Becca Longo

Personal information
- Born: March 17, 1999 (age 27) Chandler, Arizona, U.S.
- Listed height: 5 ft 11 in (1.80 m)
- Listed weight: 140 lb (64 kg)

Career information
- High school: Basha High School (Chandler)
- College: Adams State (2017–2018); Gila River Hawks (2019);

= Becca Longo =

American football player (born 1999)

Rebecca Longo (born March 17, 1999) is an American football kicker who became the first woman to earn a college football scholarship to an NCAA school at the Division II level or higher when she signed a letter of intent with Adams State University. She attended Basha High School in Chandler, Arizona and started playing football competitively her sophomore year. In 2014, she was a junior varsity kicker at Queen Creek High in Arizona, but after transferring to Basha High she was forced to sit out her junior year.

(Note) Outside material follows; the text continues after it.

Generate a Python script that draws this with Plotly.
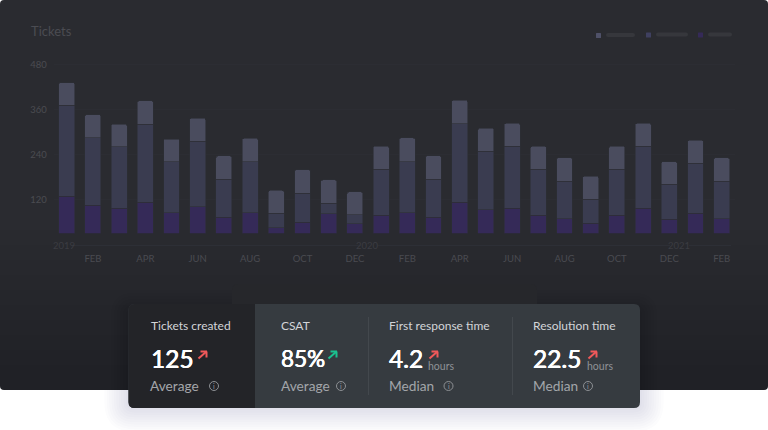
import plotly.graph_objects as go

W, H = 768, 430
months = ["JAN","FEB","MAR","APR","MAY","JUN","JUL","AUG","SEP","OCT","NOV","DEC"]
categories = [f"{m} {y}" for y in (2019, 2020) for m in months] + ["JAN 2021", "FEB 2021"]
low = [128,104,96,112,85,100,72,85,45,59,82,55,78,85,72,112,92,96,78,69,56,78,96,67,83,69]
mid = [243,181,164,208,135,175,102,136,38,78,28,24,122,136,102,210,156,166,122,100,64,122,166,93,133,99]
high = [61,61,61,63,61,62,62,62,61,62,62,61,62,63,62,63,62,61,62,62,62,62,61,61,62,63]
tick_vals = [120, 240, 360, 480]
month_ticks = categories[1::2]
month_labels = [c.split()[0] for c in month_ticks]
year_labels = ["2019", "2020", "2021"]
year_pos = [63.5, 367, 679]
cards = [
    dict(title="Tickets created", value="125", vsize=24.5, unit="", stat="Average", x=151, sx=150, up="#f0595a", ax=198, info=214, ux=0),
    dict(title="CSAT", value="85%", vsize=22.5, unit="", stat="Average", x=281, sx=281, up="#1bc18f", ax=328, info=341, ux=0),
    dict(title="First response time", value="4.2", vsize=24.5, unit="hours", stat="Median", x=389, sx=389, up="#f0595a", ax=429, info=448.5, ux=428),
    dict(title="Resolution time", value="22.5", vsize=24.5, unit="hours", stat="Median", x=533, sx=533, up="#f0595a", ax=588, info=588, ux=587),
]

FONT = "Lato"
def px(x): return x / W
def py(y): return 1 - y / H

def rrect(x0, y0, x1, y1, r=6, top=True, bottom=True, left=True, right=True):
    tl = r if (top and left) else 0
    tr = r if (top and right) else 0
    br = r if (bottom and right) else 0
    bl = r if (bottom and left) else 0
    pts = [f"M{px(x0+tl)},{py(y0)}", f"L{px(x1-tr)},{py(y0)}"]
    if tr: pts.append(f"Q{px(x1)},{py(y0)} {px(x1)},{py(y0+tr)}")
    pts.append(f"L{px(x1)},{py(y1-br)}")
    if br: pts.append(f"Q{px(x1)},{py(y1)} {px(x1-br)},{py(y1)}")
    pts.append(f"L{px(x0+bl)},{py(y1)}")
    if bl: pts.append(f"Q{px(x0)},{py(y1)} {px(x0)},{py(y1-bl)}")
    pts.append(f"L{px(x0)},{py(y0+tl)}")
    if tl: pts.append(f"Q{px(x0)},{py(y0)} {px(x0+tl)},{py(y0)}")
    return " ".join(pts) + " Z"

shapes = []
def path(d, fill, layer="below", opacity=1):
    shapes.append(dict(type="path", path=d, xref="paper", yref="paper", fillcolor=fill,
                       line=dict(width=0), layer=layer, opacity=opacity))
def seg(x0, y0, x1, y1, color, width=1, layer="above"):
    shapes.append(dict(type="line", xref="paper", yref="paper", x0=px(x0), y0=py(y0), x1=px(x1), y1=py(y1),
                       line=dict(color=color, width=width), layer=layer))

# card shadow on the white page
for i in range(10):
    g = 2 + i * 2.4
    path(rrect(128 - g, 312 - g, 640 + g, 408 + g, r=6 + g), "#5a5f70", opacity=0.014)

# panel with a soft vertical darkening
path(rrect(0, 0, 768, 390, r=4), "#2a2b30")
for i in range(10):
    y0 = 230 + i * 15
    path(rrect(0, y0, 768, 390, r=4, top=False), "#000000", opacity=0.007)

# shadow over the panel
for i in range(6):
    g = 2 + i * 3
    path(rrect(128 - g, 310 - g, 640 + g, 390, r=6 + g, bottom=False), "#000000", opacity=0.012)

# darker card peeking behind
path(rrect(232, 284, 537, 310, r=6, bottom=False), "#26272b")

# main card
path(rrect(128.5, 304, 640, 408, r=6), "#363b40", layer="above")
path(rrect(128.5, 304, 255, 408, r=6, right=False), "#232428", layer="above")
seg(368.5, 317, 368.5, 395, "#43484d")
seg(512.5, 317, 512.5, 395, "#43484d")

# year rule
seg(73, 245.6, 361, 245.6, "#2f3038", 1, "below")
seg(378, 245.6, 670, 245.6, "#2f3038", 1, "below")
seg(689, 245.6, 731, 245.6, "#2f3038", 1, "below")

# legend placeholders
for sx, sy, bx0, bx1, by, col in [(596, 33, 606, 635, 33, "#4f5168"), (646, 32.5, 656, 688, 32.5, "#3f4060"), (698, 32.5, 708, 732, 32.5, "#352a58")]:
    path(rrect(sx, sy, sx + 5, sy + 5, r=0.5), col)
    path(rrect(bx0, by, bx1, by + 4, r=2), "#36373c")

annotations = [dict(text="Tickets", x=px(29), y=py(31), xref="paper", yref="paper", xanchor="left", yanchor="middle",
                    showarrow=False, font=dict(family=FONT, size=13, color="#4b4c52"))]
for t, xp in zip(year_labels, year_pos):
    annotations.append(dict(text=t, x=px(xp), y=py(245.5), xref="paper", yref="paper", xanchor="center", yanchor="middle",
                            showarrow=False, font=dict(family=FONT, size=9.5, color="#3b3c42")))

def text(t, x, y, size, color, shadow=None):
    font = dict(family=FONT, size=size, color=color)
    if shadow:
        font["shadow"] = shadow
    annotations.append(dict(text=t, x=px(x - 2), y=py(y), xref="paper", yref="paper", xanchor="left", yanchor="middle",
                            showarrow=False, font=font))

for c in cards:
    text(c["title"], c["x"], 325.5, 12, "#d3d5d8")
    text(c["value"], c["x"] - 0.5, 358.5, c["vsize"], "#ffffff", "0.35px 0 0 #ffffff, -0.35px 0 0 #ffffff")
    text(c["stat"], c["sx"], 385, 13.7, "#a3a6aa")
    if c["unit"]:
        text(c["unit"], c["ux"], 365.5, 10.5, "#8f9296")
    a = c["ax"]
    seg(a + 0.5, 358.5, a + 8.5, 351.5, c["up"], 2)
    seg(a + 2.5, 351.5, a + 9, 351.5, c["up"], 2)
    seg(a + 8.5, 351.5, a + 8.5, 357.5, c["up"], 2)
    i = c["info"]
    shapes.append(dict(type="circle", xref="paper", yref="paper", x0=px(i - 4.5), x1=px(i + 4.5), y0=py(390.5), y1=py(381.5),
                       line=dict(color="#8c8f93", width=1), layer="above"))
    annotations.append(dict(text="i", x=px(i), y=py(386), xref="paper", yref="paper", xanchor="center", yanchor="middle",
                            showarrow=False, font=dict(family=FONT, size=7, color="#9a9da1")))

fig = go.Figure()
for name, vals, col in [("Low", low, "#352a58"), ("Mid", mid, "#3a3c50"), ("High", high, "#4a4c5e")]:
    fig.add_bar(x=categories, y=vals, name=name, marker=dict(color=col, line=dict(color="#2d2e36", width=0.6)),
                showlegend=False, hoverinfo="skip")
# month labels sit on their own slightly tighter axis
fig.add_scatter(x=categories, y=[None] * len(categories), xaxis="x2", showlegend=False, hoverinfo="skip", mode="markers")

fig.update_layout(
    width=W, height=H, autosize=False, barmode="stack", bargap=0.39, barcornerradius=2,
    margin=dict(l=0, r=0, t=0, b=0, pad=0, autoexpand=False), paper_bgcolor="#ffffff", plot_bgcolor="rgba(0,0,0,0)",
    shapes=shapes, annotations=annotations, font=dict(family=FONT),
    xaxis=dict(domain=[53.6 / W, 734.8 / W], type="category", categoryorder="array", categoryarray=categories,
               range=[-0.5, 25.5], showticklabels=False, ticks="", showgrid=False, zeroline=False, showline=False),
    xaxis2=dict(domain=[54.06 / W, 729 / W], type="category", categoryorder="array", categoryarray=categories,
                overlaying="x", anchor="y", side="bottom",
                range=[-0.5, 25.5], tickmode="array", tickvals=month_ticks, ticktext=month_labels,
                showgrid=False, zeroline=False, showline=False, ticks="outside", ticklen=16, tickcolor="rgba(0,0,0,0)",
                tickfont=dict(family=FONT, size=9.5, color="#4a4b51")),
    yaxis=dict(domain=[1 - 233.3 / H, 1 - 60 / H], range=[29.8, 492], tickmode="array", tickvals=tick_vals,
               showgrid=True, gridcolor="#2c2d33", gridwidth=1, zeroline=False, showline=False,
               ticks="outside", ticklen=4, tickcolor="rgba(0,0,0,0)",
               tickfont=dict(family=FONT, size=9.5, color="#4a4b51")),
)
fig.write_html("out.html", config=dict(displayModeBar=False), post_script="document.body.style.margin='0';")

In her final year of high school, she converted 35 extra points on 38 attempts and was successful on her lone field goal attempt of the season of 30 yards. She did not handle kickoff duties. She was listed as 5 foot 11 inches tall and 140 pounds.

After a redshirt year, and an ankle injury during the 2018 season, Longo left Adams State without attempting a kick or playing a down in a game. She announced via her social media that she wished to "pursue other opportunities", presumably at other universities.

In September 2019, Longo announced that she had joined the Gila River Hawks of the newly formed Hohokam Junior College Athletic Conference. The 4-team conference, consisting of players from a local junior college, disbanded after one season.